Ebony’s work is also on show for the rest of the summer at Barclays Bank in Plymouth City Centre as part of the IGNITE Festival of Creativity.
Plymouth-based artist Yazmine Labban is a qualified counsellor who has worked for Barnardo’s Charity.
Yazmine said: “My work is a journey through memories, stories passed down to me from my relatives. I am inspired by local history and seek to find the hidden pieces of untold information. I came to Plymouth College of Art thinking that I would explore and learn through paint, but I find drawing to be the foundation, and route in, to both printing and painting.
“I am interested in using tactility, sightlines and senses, to create the atmosphere which flows through my work. When Federico Fellini said “all art is autobiographical”, he wasn’t wrong - I think to make art is to seek something from the soul, a language that we engage in with ourselves which has a ripple effect when it then resonates with others.”
During her time at Plymouth College of Art, Yazmine illustrated a children’s book for Shekinah, the South West based charity for people experiencing homelessness.

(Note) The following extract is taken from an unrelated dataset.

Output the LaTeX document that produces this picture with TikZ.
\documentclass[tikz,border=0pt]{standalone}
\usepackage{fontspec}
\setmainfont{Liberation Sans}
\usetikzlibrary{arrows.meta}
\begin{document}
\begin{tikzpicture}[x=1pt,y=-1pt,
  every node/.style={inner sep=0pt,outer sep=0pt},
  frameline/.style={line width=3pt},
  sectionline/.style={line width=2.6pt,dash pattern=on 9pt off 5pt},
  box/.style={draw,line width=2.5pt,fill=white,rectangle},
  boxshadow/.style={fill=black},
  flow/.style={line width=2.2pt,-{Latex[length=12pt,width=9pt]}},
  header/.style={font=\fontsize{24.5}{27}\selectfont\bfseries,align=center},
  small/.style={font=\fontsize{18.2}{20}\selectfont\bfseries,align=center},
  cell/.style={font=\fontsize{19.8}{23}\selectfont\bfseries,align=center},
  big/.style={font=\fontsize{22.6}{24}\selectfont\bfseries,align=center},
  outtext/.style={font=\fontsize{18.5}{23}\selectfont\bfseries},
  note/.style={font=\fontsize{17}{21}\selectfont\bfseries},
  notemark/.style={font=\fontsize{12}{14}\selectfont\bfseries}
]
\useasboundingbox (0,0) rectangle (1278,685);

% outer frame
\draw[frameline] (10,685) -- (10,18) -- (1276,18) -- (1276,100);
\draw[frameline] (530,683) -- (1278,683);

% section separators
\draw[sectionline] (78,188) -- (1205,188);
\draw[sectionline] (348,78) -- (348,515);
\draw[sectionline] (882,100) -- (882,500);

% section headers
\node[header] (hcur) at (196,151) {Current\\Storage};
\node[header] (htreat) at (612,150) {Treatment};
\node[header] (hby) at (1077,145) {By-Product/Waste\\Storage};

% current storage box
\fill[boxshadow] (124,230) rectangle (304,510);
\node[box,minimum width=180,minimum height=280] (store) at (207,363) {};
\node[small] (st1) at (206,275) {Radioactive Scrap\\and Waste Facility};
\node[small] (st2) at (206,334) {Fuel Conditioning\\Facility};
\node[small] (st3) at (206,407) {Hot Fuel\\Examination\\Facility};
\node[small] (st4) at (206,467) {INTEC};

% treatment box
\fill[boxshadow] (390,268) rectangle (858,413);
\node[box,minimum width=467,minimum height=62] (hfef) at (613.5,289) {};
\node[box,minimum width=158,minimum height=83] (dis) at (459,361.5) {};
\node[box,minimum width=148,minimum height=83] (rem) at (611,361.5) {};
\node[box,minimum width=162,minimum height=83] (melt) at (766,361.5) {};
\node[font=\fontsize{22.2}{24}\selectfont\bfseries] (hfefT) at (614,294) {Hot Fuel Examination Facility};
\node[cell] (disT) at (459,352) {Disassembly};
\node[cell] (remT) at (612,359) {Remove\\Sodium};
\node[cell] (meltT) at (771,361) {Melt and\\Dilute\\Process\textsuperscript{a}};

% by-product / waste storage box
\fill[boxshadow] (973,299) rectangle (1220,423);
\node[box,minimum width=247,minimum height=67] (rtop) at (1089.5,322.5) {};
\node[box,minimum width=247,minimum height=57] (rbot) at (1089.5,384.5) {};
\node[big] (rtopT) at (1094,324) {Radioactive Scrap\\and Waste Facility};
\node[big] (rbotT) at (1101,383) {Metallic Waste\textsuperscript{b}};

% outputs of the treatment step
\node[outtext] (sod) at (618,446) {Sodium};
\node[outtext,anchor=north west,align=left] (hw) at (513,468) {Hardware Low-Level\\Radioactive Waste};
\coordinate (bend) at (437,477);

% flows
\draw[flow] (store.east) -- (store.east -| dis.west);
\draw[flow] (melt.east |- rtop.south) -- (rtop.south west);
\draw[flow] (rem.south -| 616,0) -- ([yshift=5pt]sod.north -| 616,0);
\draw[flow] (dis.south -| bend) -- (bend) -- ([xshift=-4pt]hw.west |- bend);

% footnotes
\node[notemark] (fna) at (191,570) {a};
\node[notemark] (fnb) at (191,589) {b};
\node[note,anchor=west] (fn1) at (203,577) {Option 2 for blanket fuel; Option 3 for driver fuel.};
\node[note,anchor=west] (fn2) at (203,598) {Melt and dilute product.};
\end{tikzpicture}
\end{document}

Plymouth College of Art’s 2021 Summer Shows are part of the IGNITE Festival of Creativity, which connects creative graduates, businesses and members of the public in exciting new ways to spark employability, drive community engagement and develop new creative economy opportunities across Plymouth and beyond. IGNITE runs until 19 July, putting a unique spin on the traditional art degree show model by combining online technology with physical installations and exhibitions in community spaces to showcase work by graduates from Plymouth College of Art and the University of Plymouth.
IGNITE, which has been shortlisted in the 2021 HEIST Awards for Best Student Engagement Campaign or Initiative, is supported by Plymouth City Council as part of the iMayflower project, and by The Department for Digital, Culture, Media and Sport, who fund the Cultural Development Fund (administered by Arts Council England).